Pac-12 finances: Estimating the NCAA Tournament cash available for the remaining schools

If the quartet sticks together, March Madness millions would be forthcoming

Before the ‘Pac-4’ schools begin their home renovation — assuming they choose that option — they must first create a budget. How much money would Cal, Stanford, Oregon State, and Washington State have available to cover expenses and attract new students?

The specifics are unknown.

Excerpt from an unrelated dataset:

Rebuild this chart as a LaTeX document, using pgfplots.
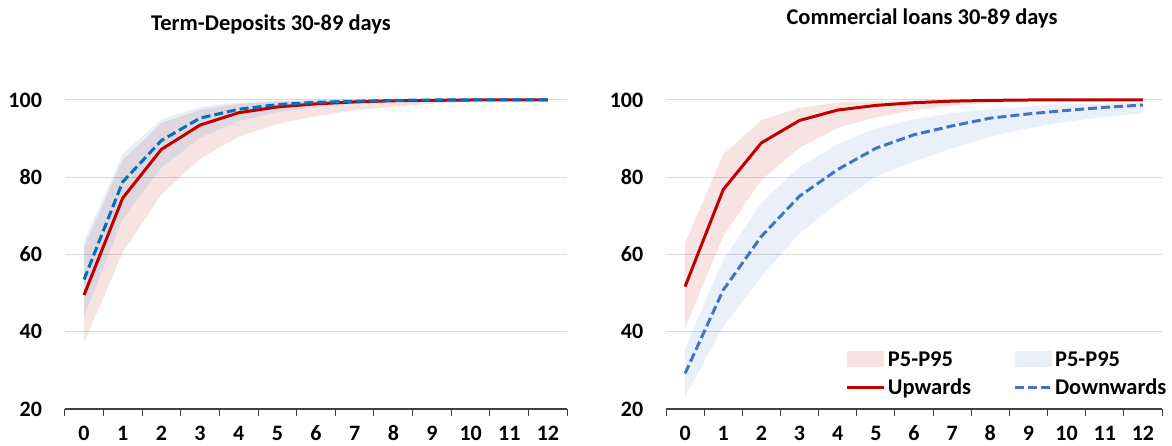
\documentclass[border=0pt]{standalone}
\usepackage{fontspec}
\setmainfont{Carlito}
\usepackage{pgfplots}
\pgfplotsset{compat=1.18}
\definecolor{upred}{HTML}{C00000}
\definecolor{dnblueL}{HTML}{0070C0}
\definecolor{dnblueR}{HTML}{4472C4}
\definecolor{gridc}{HTML}{D9D9D9}
\definecolor{axc}{HTML}{404040}
\pgfplotsset{
  myaxis/.style={
    scale only axis, height=309pt,
    xmin=-0.5, xmax=12.5, ymin=20, ymax=100,
    xtick={0,...,12}, ytick={20,40,...,100},
    minor xtick={-0.5,0.5,...,12.5},
    major x tick style={draw=none},
    minor x tick style={draw=axc, line width=1pt},
    minor tick length=7pt,
    tick align=outside, xtick pos=bottom, ytick pos=left,
    major y tick style={draw=none},
    ymajorgrids, grid style={gridc, line width=1pt},
    axis y line*=left, axis x line*=bottom,
    y axis line style={draw=none},
    x axis line style={axc, line width=1.2pt},
    /pgf/number format/assume math mode=true,
    tick label style={font=\fontsize{22}{26}\selectfont\bfseries},
    xticklabel style={yshift=-9pt},
    yticklabel style={xshift=-15pt},
    clip=false,
    axis on top=false,
  }
}
\begin{document}
\begin{tikzpicture}
\useasboundingbox (0,0) rectangle (1172pt,446pt);
% ---------------- Left panel
\begin{axis}[myaxis, at={(64.7pt,37pt)}, anchor=south west, width=502.6pt]
\addplot[fill=upred, fill opacity=0.11, draw=none] coordinates {
 (0,62.0) (1,84.5) (2,94.0) (3,97.5) (4,99.0) (5,99.6) (6,99.9) (7,100) (8,100) (9,100) (10,100) (11,100) (12,100)
 (12,100) (11,99.8) (10,99.5) (9,99.0) (8,98.3) (7,97.3) (6,95.8) (5,93.8) (4,90.5) (3,84.8) (2,75.5) (1,60.5) (0,37.1)} -- cycle;
\addplot[fill=dnblueL, fill opacity=0.10, draw=none] coordinates {
 (0,63.5) (1,86.0) (2,95.0) (3,98.2) (4,99.3) (5,99.8) (6,100) (7,100) (8,100) (9,100) (10,100) (11,100) (12,100)
 (12,100) (11,100) (10,99.9) (9,99.8) (8,99.5) (7,99.0) (6,98.2) (5,96.8) (4,94.6) (3,90.2) (2,82.5) (1,69.0) (0,44.0)} -- cycle;
\addplot[upred, line width=3pt] coordinates {
 (0,49.5) (1,74.6) (2,87.2) (3,93.5) (4,96.7) (5,98.2) (6,99.0) (7,99.5) (8,99.8) (9,99.9) (10,100) (11,100) (12,100)};
\addplot[dnblueL, line width=3pt, dash pattern=on 9pt off 4pt] coordinates {
 (0,53.5) (1,78.8) (2,89.5) (3,95.3) (4,97.6) (5,98.8) (6,99.4) (7,99.7) (8,99.9) (9,100) (10,100) (11,100) (12,100)};
\end{axis}
\node[font=\fontsize{22.5}{26}\selectfont\bfseries] at (271pt,422pt) {Term-Deposits 30-89 days};
% ---------------- Right panel
\begin{axis}[myaxis, at={(666pt,37pt)}, anchor=south west, width=496pt,
  legend columns=2,
  legend style={at={(axis cs:12.75,22.3)}, anchor=south east, draw=none, fill=none,
    font=\fontsize{22.5}{26}\selectfont\bfseries,
    /tikz/every even column/.append style={column sep=40pt},
    row sep=7pt},
  legend cell align=left]
\addplot[fill=upred, fill opacity=0.11, draw=none,
  legend image code/.code={\fill[upred, fill opacity=0.11] (0pt,-8pt) rectangle (37pt,8pt);}] coordinates {
 (0,63.0) (1,85.9) (2,94.8) (3,98.0) (4,99.3) (5,99.7) (6,99.9) (7,100) (8,100) (9,100) (10,100) (11,100) (12,100)
 (12,100) (11,99.9) (10,99.8) (9,99.6) (8,99.2) (7,98.5) (6,97.3) (5,95.5) (4,92.8) (3,87.6) (2,79.3) (1,64.7) (0,40.9)} -- cycle;
\addlegendentry{P5-P95}
\addplot[fill=dnblueR, fill opacity=0.11, draw=none,
  legend image code/.code={\fill[dnblueR, fill opacity=0.11] (0pt,-8pt) rectangle (37pt,8pt);}] coordinates {
 (0,35.7) (1,58.6) (2,73.3) (3,82.7) (4,88.5) (5,92.7) (6,95.0) (7,96.6) (8,97.6) (9,98.3) (10,98.8) (11,99.1) (12,99.3)
 (12,96.6) (11,95.6) (10,94.4) (9,92.7) (8,90.5) (7,87.5) (6,84.1) (5,80.2) (4,73.3) (3,65.5) (2,54.3) (1,41.3) (0,23.2)} -- cycle;
\addlegendentry{P5-P95}
\addplot[upred, line width=3pt,
  legend image code/.code={\draw[upred, line width=3pt] (0pt,0pt) -- (37pt,0pt);}] coordinates {
 (0,51.7) (1,76.8) (2,88.9) (3,94.7) (4,97.4) (5,98.6) (6,99.3) (7,99.7) (8,99.9) (9,100) (10,100) (11,100) (12,100)};
\addlegendentry{Upwards}
\addplot[dnblueR, line width=3pt, dash pattern=on 9pt off 4pt,
  legend image code/.code={\draw[dnblueR, line width=3pt, dash pattern=on 9pt off 4pt] (0pt,0pt) -- (37pt,0pt);}] coordinates {
 (0,29.2) (1,50.8) (2,64.7) (3,75.1) (4,82.0) (5,87.5) (6,91.0) (7,93.3) (8,95.3) (9,96.4) (10,97.3) (11,98.1) (12,98.7)};
\addlegendentry{Downwards}
\end{axis}
\node[font=\fontsize{22.5}{26}\selectfont\bfseries] at (922pt,428pt) {Commercial loans 30-89 days};
\end{tikzpicture}
\end{document}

Financial officers and general counsels are sifting through budgets, bank accounts, and bylaws less than two weeks after the conference’s demise.

Which schools have the ability to vote and thus control the assets?

How serious are the liabilities?

What resources are available for reconstruction?

There is one clear revenue stream: the remaining schools would own the NCAA Tournament units earned by the departing members.

“Those shares will stay with the conference,” Oregon State athletic director Scott Barnes recently stated. “It’s just one of the many valuable assets we have.”

Each March Madness game played by a conference equals one unit. These units are converted to dollars and distributed over a six-year cycle by the NCAA Basketball Fund.

For the time being, let us assume that the Pac-12’s NCAA distributions in the spring of 2024 will be split 12 ways, with the outgoing schools receiving equal shares. (Clarity on financial and administrative issues is expected in the coming weeks.)

However, the units earned will not follow them out the door. If the four remaining members stick together, all of the money will be left to them. (At this point, it is unclear what will happen to the units if the conference is dissolved.)

How much money do you have?Our focus here is on the NCAA Tournament distribution in 2025, when the ‘Pac-4’ is most in need of funds.

The units are paid out one year later, so the total amount received in 2025 will be determined by the units earned over the previous six years — the NCAA Tournaments played from 2019 to 2024.

The Pac-12 earned only seven units in 2019, but a whopping 19 units in 2021, followed by seven in both 2022 and 2023. (Because COVID forced the cancellation of the 2020 event, no units were available.)

Obviously, we won’t know the Pac-12’s unit total in 2024 until the following spring, so let’s make an educated guess. We’ll take the average of the units from the previous years in the six-year payout cycle and apply it to 2024.

This results in the following units being distributed to the four remaining members in the spring of 2025:

2019: 7 2020: N/A 2021: 19 2022: 7 2023: 7 2024: 10 Total: 50

Each unit’s monetary value rises by approximately 3% per year over time. Let’s say the value assigned in 2023 is $350,000 per unit.

In the 2025 payout cycle, those 50 units would generate $17.5 million for the Pac-12.

If that sum was divided by 12, it would equal $1.46 million per school.

However, the distribution would only be available to the remaining schools. It comes to $4.38 million per school when divided four ways, a difference of about $3 million per campus.

The schools could keep the extra money for themselves to compensate for the loss of media rights revenue, or they could put it toward the rebuilding project.

After all, $12 million could come in handy if an expansion candidate needs help covering the cost of its conference exit fee.

(In theory, the newcomers could receive a portion of the NCAA revenue generated prior to joining the conference, but that would be negotiated as part of the expansion negotiations.)

Any schools leaving the Mountain West, for example, would owe the Pac-12 $34 million to join in time for the 2024 football season, and $17 million to join in time for the 2025 season.

Remember that the payout cycle lasts six years on a rolling basis.

Units earned by UCLA, Arizona, and the other departing programs will be available to Pac-12 schools until 2030.

Based on the units generated by the 12 schools to date — and using our estimated total for 2024 — the NCAA will pay the conference $65.6 million over the payout period.

We offer the following splits once more:

— Assuming no changes in membership, that equates to $5.5 million per school.

— However, if only Cal, Stanford, Oregon State, and Washington State are paid, the total is $16.4 million, a difference of $11 million per campus.

If that extra money was pooled and used to fund expansion or offset lost media rights revenue, the Pac-12 would have $44 million to support the renovation.